In 2018, when ExxonMobil announced its intention to reduce its methane emissions and gas-burning, many welcomed and celebrated the news. Despite these initial claims, the company’s internal documents paint a different picture. Newly leaked documents reveal that Exxon actually plans to increase its carbon production by 17% by the year 2025. This increase would be equivalent to the total annual emissions of Greece.
Historically, Exxon has thrived on poor climate policies, ignored calls to reduce its greenhouse gas emissions and never made a substantial commitment to reduce its oil and gas production. If the leaked documents are anything to go by, Exxon plans to continue this trend by following through with a 2018 plan to increase carbon output. As part of this plan, the company expects to create an extra 23 million U.S tons of CO2.
The extra emissions will come from the company’s increased gas and oil production. According to the leaked documents, Exxon intends to implement a seven-year plan, in which an investment of $210 billion will result in additional 1 million barrels of oil each day. While the company plans to introduce some renewables and reduce methane, it demonstrates no clear, proven plan to achieve these ambitious goals. Additionally, Exxon’s plans to capture carbon and store it underground rely on unproven technology.

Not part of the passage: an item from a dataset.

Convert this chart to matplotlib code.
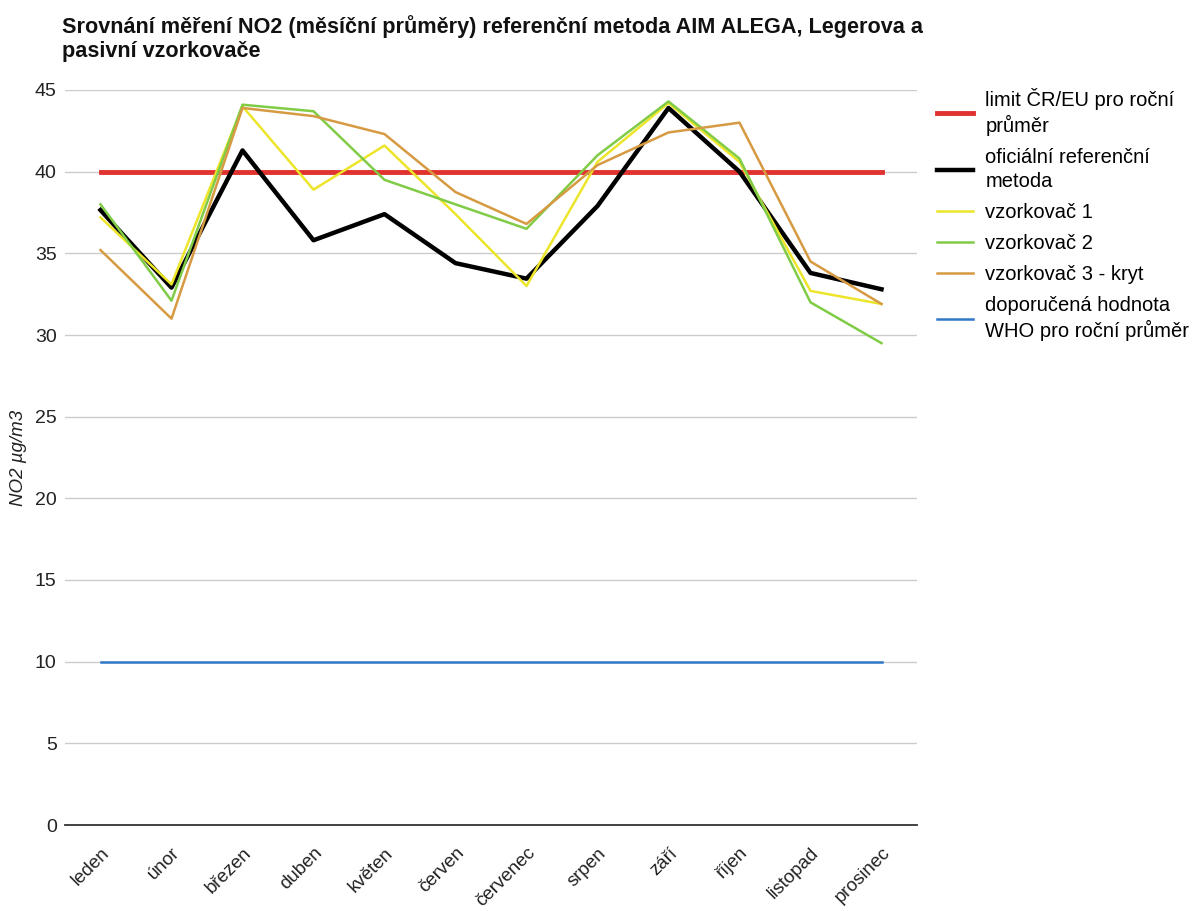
import matplotlib.pyplot as plt
import numpy as np

plt.rcParams['font.family'] = ['Liberation Sans', 'DejaVu Sans']

mesice = ['leden', 'únor', 'březen', 'duben', 'květen', 'červen',
          'červenec', 'srpen', 'září', 'říjen', 'listopad', 'prosinec']

limit_eu = 40
who = 10
referencni = [37.65, 32.9, 41.3, 35.8, 37.4, 34.4, 33.45, 37.9, 43.9, 40.0, 33.8, 32.8]
vzorkovac1 = [37.2, 33.1, 44.0, 38.9, 41.6, 37.4, 33.0, 40.6, 44.2, 40.6, 32.7, 31.9]
vzorkovac2 = [38.0, 32.1, 44.1, 43.7, 39.5, 38.0, 36.5, 41.0, 44.3, 40.8, 32.0, 29.5]
vzorkovac3 = [35.2, 31.0, 43.9, 43.4, 42.3, 38.75, 36.8, 40.4, 42.4, 43.0, 34.5, 31.9]

x = np.arange(len(mesice))

fig = plt.figure(figsize=(12.03, 9.11), dpi=100)
ax = fig.add_axes([65/1203, 1 - 825/911, 852/1203, 735/911])

ax.plot(x, [limit_eu]*len(x), color='#e0322f', lw=3.5,
        label='limit ČR/EU pro roční\nprůměr', zorder=3)
ax.plot(x, referencni, color='black', lw=3.2,
        label='oficiální referenční\nmetoda', zorder=4)
ax.plot(x, vzorkovac1, color='#ede52a', lw=1.8, label='vzorkovač 1', zorder=5)
ax.plot(x, vzorkovac2, color='#80cc46', lw=1.8, label='vzorkovač 2', zorder=6)
ax.plot(x, vzorkovac3, color='#d69a42', lw=1.8, label='vzorkovač 3 - kryt', zorder=7)
ax.plot(x, [who]*len(x), color='#2f78c8', lw=1.8,
        label='doporučená hodnota\nWHO pro roční průměr', zorder=3)

ax.set_xlim(-0.5, 11.5)
ax.set_ylim(0, 45)
ax.set_yticks(range(0, 46, 5))
ax.yaxis.grid(True, color='#cccccc', lw=1)
ax.set_axisbelow(True)
for s in ['left', 'right', 'top']:
    ax.spines[s].set_visible(False)
ax.spines['bottom'].set_color('#333333')
ax.spines['bottom'].set_linewidth(1.3)
ax.tick_params(axis='y', length=0, labelsize=14, colors='#222222', pad=6)
ax.set_xticks(x)
ax.set_xticklabels(mesice, rotation=45, ha='right', rotation_mode='anchor',
                   fontsize=13.5, color='#222222')
ax.tick_params(axis='x', length=0, pad=14)
ax.set_ylabel('NO2 µg/m3', fontstyle='italic', fontsize=13.5, color='#222222')
ax.yaxis.set_label_coords(-38/852, 0.5)

fig.text(62/1203, 1 - 27/911,
         'Srovnání měření NO2 (měsíční průměry) referenční metoda AIM ALEGA, Legerova a',
         fontsize=15.6, fontweight='bold', va='center', color='#111111')
fig.text(62/1203, 1 - 52/911, 'pasivní vzorkovače',
         fontsize=15.6, fontweight='bold', va='center', color='#111111')

leg = ax.legend(loc='upper left', bbox_to_anchor=((929 - 65)/852, 1.0 + 10/735),
                frameon=False, fontsize=14.5, handlelength=1.8, handletextpad=0.6,
                labelspacing=0.6, borderaxespad=0)
for t in leg.get_texts():
    t.set_linespacing(1.3)

fig.savefig('out.png', dpi=100)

Without concrete reduction measures, Exxon’s direct emissions would increase by 21 million tons. This means that the company would be emitting 26% more carbon by 2025 as compared to their 2017 emissions. More interesting is the fact that estimates in the leaked report don’t account for emissions produced as a result of customers using the company’s products. About 90% of the pollution caused by large gas and oil companies comes from the emissions released by final product users such as motorists and other gas users.